Sur la route de Madison (The bridges of Madison county)

Clint Eastwood, 1995 (États-Unis)

Francesca est une femme mariée. Aux côtés de son mari et de ses deux enfants la vie de la ferme occupe l’essentiel de son temps. Les premières images lui laissent entrevoir un avenir paisible. Robert Kincaid, photographe de passage, croise alors sa route pour quatre jours en suspension et autant de moments d’absolu.

Le film débute après la mort des deux amants, quand les deux enfants de Francesca (devenus adultes) découvrent la malle de leur mère : condensée de sa vie et porte ouverte sur cette relation de quatre jours. Mais l’objet du film ne réside pas dans la déferlante d’une institution (le mariage) brisant la frêle embarcation d’un amour. Le mari de Francesca n’est pas caricatural : il touche l’irréprochable. Il mesure même sur son lit de mort les espérances contrariées de sa femme sans en percevoir tout le sacrifice. Il s’agit ici de l’importance d’un amour qui n’est éternel que par la brutalité de sa séparation. Dans la perspective d’une relation pérenne, il n’aurait pas survécu aux contingences du quotidien. Briser un amour c’est aussi la plus sûre manière de le prolonger. Il est ici question des sentiments d’êtres accomplis. Il en est de même pour des cœurs débutants. La pureté d’un élan de jeunesse, la beauté adolescente d’une espérance se suffisent à elles-mêmes. Leur concrétisation est accessoire. « Les vieux rêves sont de beaux rêves, même s’ils ne se sont pas réalisés » nous dit Robert Kincaid.

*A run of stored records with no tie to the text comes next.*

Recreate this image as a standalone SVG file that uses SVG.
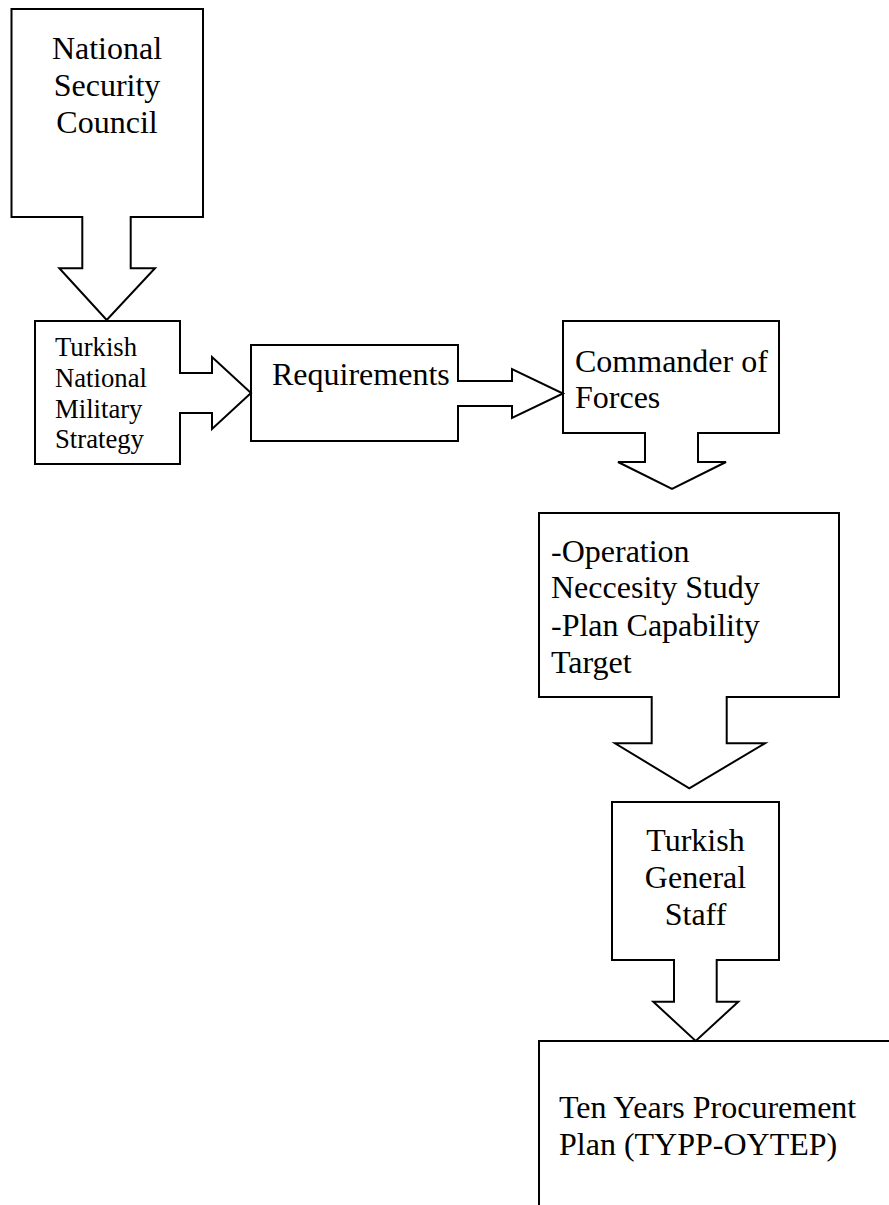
<svg xmlns="http://www.w3.org/2000/svg" width="889" height="1205" viewBox="0 0 889 1205">
  <style>
    .box { fill: #ffffff; stroke: #000000; stroke-width: 2; }
    .arr { fill: #ffffff; stroke: #000000; stroke-width: 2; stroke-linejoin: miter; }
    .t { font-family: "Liberation Serif", "Times New Roman", serif; fill: #000000; }
    .big { font-size: 32px; }
    .small { font-size: 26.7px; }
    .mid { text-anchor: middle; }
  </style>
  <rect width="889" height="1205" fill="#ffffff"/>

  <g id="nodes">
    <g id="national-security-council">
      <rect class="box" x="11.5" y="9" width="191.5" height="208"/>
      <text class="t big mid" x="107" y="59">National</text>
      <text class="t big mid" x="107" y="96">Security</text>
      <text class="t big mid" x="107" y="133">Council</text>
    </g>
    <g id="turkish-national-military-strategy">
      <rect class="box" x="35" y="321" width="145" height="143"/>
      <text class="t small" x="55" y="356">Turkish</text>
      <text class="t small" x="55" y="387">National</text>
      <text class="t small" x="55" y="418">Military</text>
      <text class="t small" x="55" y="448">Strategy</text>
    </g>
    <g id="requirements">
      <rect class="box" x="251" y="345" width="207" height="96"/>
      <text class="t big" x="272" y="385">Requirements</text>
    </g>
    <g id="commander-of-forces">
      <rect class="box" x="563" y="321" width="216" height="112"/>
      <text class="t big" x="575" y="371.5">Commander of</text>
      <text class="t big" x="575" y="408.3">Forces</text>
    </g>
    <g id="operation-necessity">
      <rect class="box" x="539" y="513" width="300" height="184"/>
      <text class="t big" x="551" y="561.5">-Operation</text>
      <text class="t big" x="551" y="598.3">Neccesity Study</text>
      <text class="t big" x="551" y="635.5">-Plan Capability</text>
      <text class="t big" x="551" y="672.5">Target</text>
    </g>
    <g id="turkish-general-staff">
      <rect class="box" x="612" y="802" width="167" height="158"/>
      <text class="t big mid" x="695.5" y="851">Turkish</text>
      <text class="t big mid" x="695.5" y="888">General</text>
      <text class="t big mid" x="695.5" y="925">Staff</text>
    </g>
    <g id="ten-years-procurement-plan">
      <rect class="box" x="539" y="1041" width="380" height="200"/>
      <text class="t big" x="559" y="1117.5">Ten Years Procurement</text>
      <text class="t big" x="559" y="1154.5">Plan (TYPP-OYTEP)</text>
    </g>
  </g>

  <g id="connectors">
    <path class="arr" d="M82.3,216 V268.3 H59.3 L106.7,320 L155,268.3 H130.7 V216"/>
    <path class="arr" d="M179,373 H212 V357 L251,393 L212,429 V413 H179"/>
    <path class="arr" d="M457,381 H512 V369 L563,393.5 L512,418 V406 H457"/>
    <path class="arr" d="M645,432 V462 H618 L672,489 L726,462 H698 V432"/>
    <path class="arr" d="M651.7,696 V743.3 H615 L689.3,788.3 L765,743.3 H726.7 V696"/>
    <path class="arr" d="M674,959 V1001.7 H653.3 L695.7,1041 L738.3,1001.7 H716.7 V959"/>
  </g>
</svg>
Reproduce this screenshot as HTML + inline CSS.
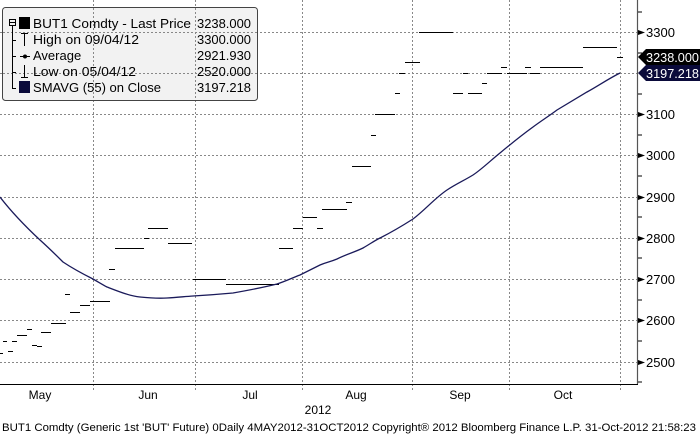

La suite du film revient par un long flash-back sur les grands moments de cette relation. La première rencontre de Francesca et Robert porte déjà en germe le flamboiement d’une histoire et les prémices annoncés d’un naufrage. Un formidable élan vers l’amour est frappé du sceau de la séparation. Ce déchirement sera pour eux le gage d’une réunion future dans un au-delà espéré. Leurs cendres seront ainsi mêlées dans le lieu symbole de leur union : un simple pont champêtre, celui de Roseman. Les quelques lignes précédentes laissent supposer la facture classique de ce film. Il l’est d’une certaine façon, à l’image des autres créations de Clint Eastwood. Mais les choix du réalisateur transcendent les conventions du cinéma américain. L’esthétique d’un amour va au-delà du cliché hollywoodien de la juvénile perfection des corps. Dix ans séparent Clint Eastwood de Meryl Streep. Ils ont tous deux largement dépassé la quarantaine. Dès le milieu du film l’animalité initiale de Eastwood laisse place à une grande sensibilité. Là encore, l’archétype du héros viril américain tombe le masque. La beauté de la relation entre Robert et Francesca contraste avec la trivialité première de ses enfants. Michael est engoncé dans une vie humainement médiocre faite de jugements hâtifs. Le temps faisant son œuvre et la pellicule se déroulant, l’adultère devint pour eux aussi une belle et triste histoire. Le réalisateur lui-même nous ramène, simples spectateurs, à nos propres béances et les insuffisances des enfants deviennent un peu les nôtres. Le livre original et le film dont il est la résultante mêlent deux aspects apparemment contradictoires, qui sont aussi le condensé d’une œuvre : la fugacité d’une rencontre, l’éternité de sa prégnance.